Mr. Veronis and Mr. Charney were less successful in their acquisition that year of Saturday Review for a reported $5.5 million; after splitting the venerable magazine into four separate monthlies, they filed for bankruptcy in 1973.

They had one more venture together: Book Digest, a magazine filled with excerpts from current best sellers, which started in 1974 and was sold to Dow Jones four years later for about $10 million.

Three years later, encouraged by the investment advice he was giving others, Mr. Veronis started his firm with Mr. Suhler.

After Mr. Veronis retired in 2010, he devoted some of his time to helping his son Nicholas with his financial technology company, iCapital Network, and his stepson, Harlan Peltz, with his mortgage lender, iBorrow.

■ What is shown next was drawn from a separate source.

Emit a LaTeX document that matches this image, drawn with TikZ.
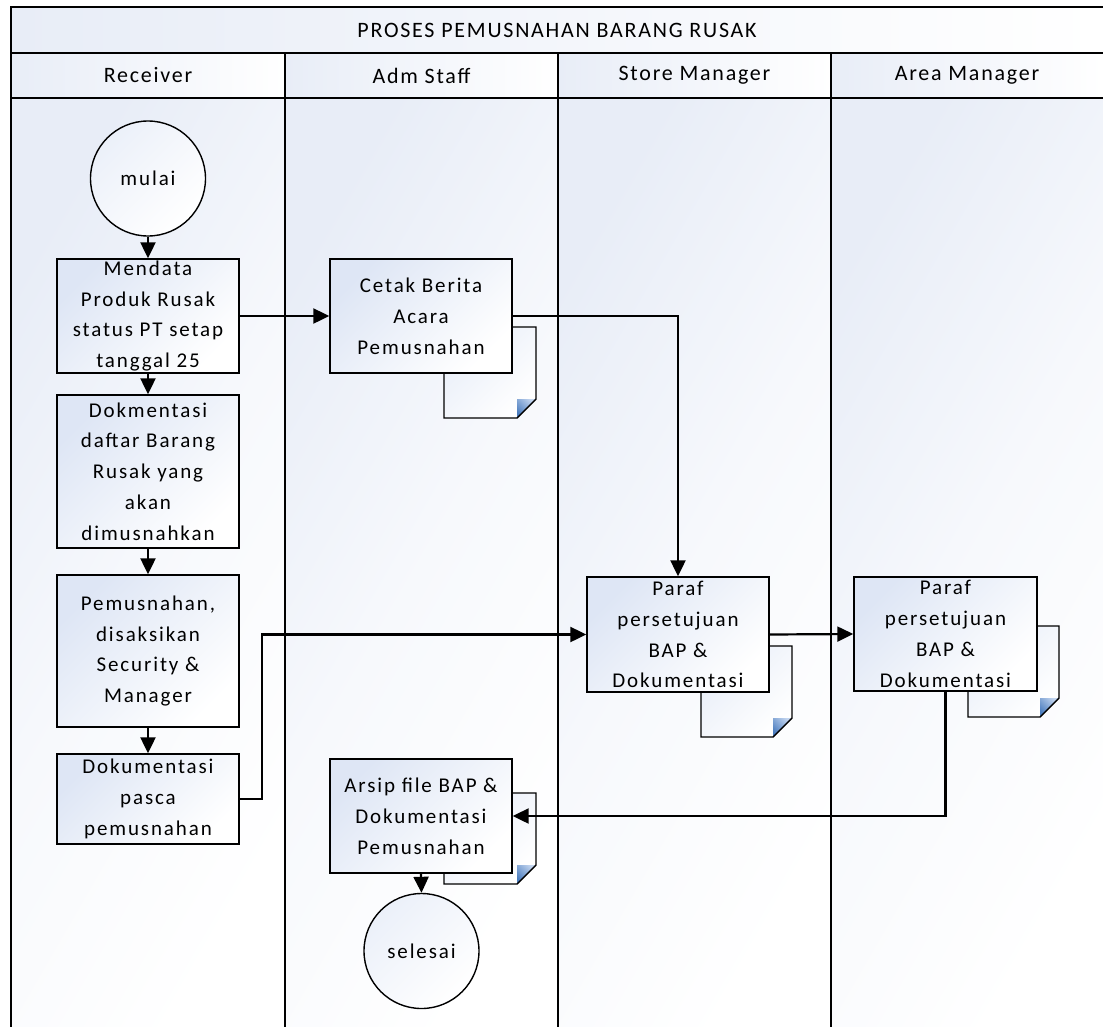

In addition to his wife, his son Nicholas and his stepson, Mr. Veronis is survived by his daughter, Jane Veronis; another son, John; his stepdaughters, Perri Peltz and Alexandra Peltz Gelb; 14 grandchildren; his sister, Mary Thompson; and his brother, Alexander. His marriage to Sarah Shepard ended in divorce.

Before Mr. Veronis’s first meeting with Mr. Murdoch and Mr. Davis to discuss the British satellite merger in 1990, he and his wife knocked on doors in London. If a home had a satellite dish, they asked if the resident was satisfied with the service. At homes without dishes, they asked residents if they would consider subscribing to Sky or British Satellite.

It was the type of market research that Mr. Veronis had done in his early days in magazines — and it gave him important information to bring to his discussions with Mr. Murdoch and Mr. Davis.

Mr. Veronis learned that some subscribers didn’t know the differences in quality between the two satellite services, and that others were wary of the steep cost of a dish.

“They were confused,” Ms. Veronis said, “but John had clarity.”